The Anti-Concepts of Money: What is GDP?
If you’ve read the Introduction from this Anti-Concepts of Money series we can now discuss the Anti-Concept: GDP
The Anti-Concept of GDP
Let’s discuss thet anti-concept, Gross Domestic Product or GDP for short. Armed with an understanding of anti-concepts, it should be obvious from one of the ways it’s calculated. From Wikipedia:
Y = C + I + G + (X − M)
Y GDP
C Consumption
I Investment
G Government expenditures
X Exports
M Imports
As you read this, consider if consumption can be added to investment. They are treated as like terms. Isn’t this the hallmark of an anti-concept?
These allegedly like terms are to be added into a single sum. And then there’s government spending! Consumer spending is certainly not investment. But government spending is another beast altogether. It is enabled by either taxing productive people or by borrowing (I will address this kind of borrowing, below).
One is supposed to just accept that all of these things contribute to the economy. It’s like adding production + destruction. The sign is wrong, destruction should be subtracted.
Good Growth vs Bad Growth
There can be only one purpose to presenting such a hash of different things as if they can be subsumed under a single concept. That purpose is to smuggle the idea that any increase in any one of them is equivalent to an increase in any other. If GDP goes up, well then, the economy grew. Growth is good, isn’t it?
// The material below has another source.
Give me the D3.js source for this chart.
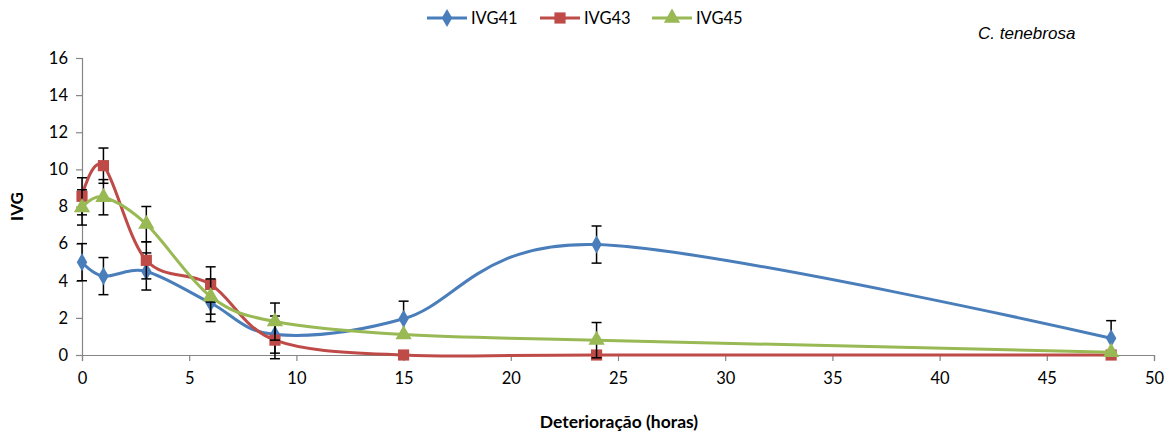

It is growth if the government borrows to dole out welfare. It is the same kind of growth if you borrow on your credit card to go on a bender to Las Vegas!
GDP makes economists think that a debt-fueled spree is growth. It’s very hard to try to think, much less communicate to others, that some kinds of growth are good and some kinds are bad. Usually, it comes out as a muddle, reduced to the low-resolution position that some amount of growth is good, but if the economy grows faster than that magic threshold rate, then it’s bad. Or a more nuanced muddle is that some government policies lead to bad growth, and some are more efficient.
Growth as defined by an increase in GDP is also an anti-concept.
A Proper Measure of the Economy
A proper measure of the economy would be based on some kind of national balance sheet, not a statement of the gross revenue. It would look at how much additional capital was accumulated (or decumulated), not on how much people binged on consumer goods.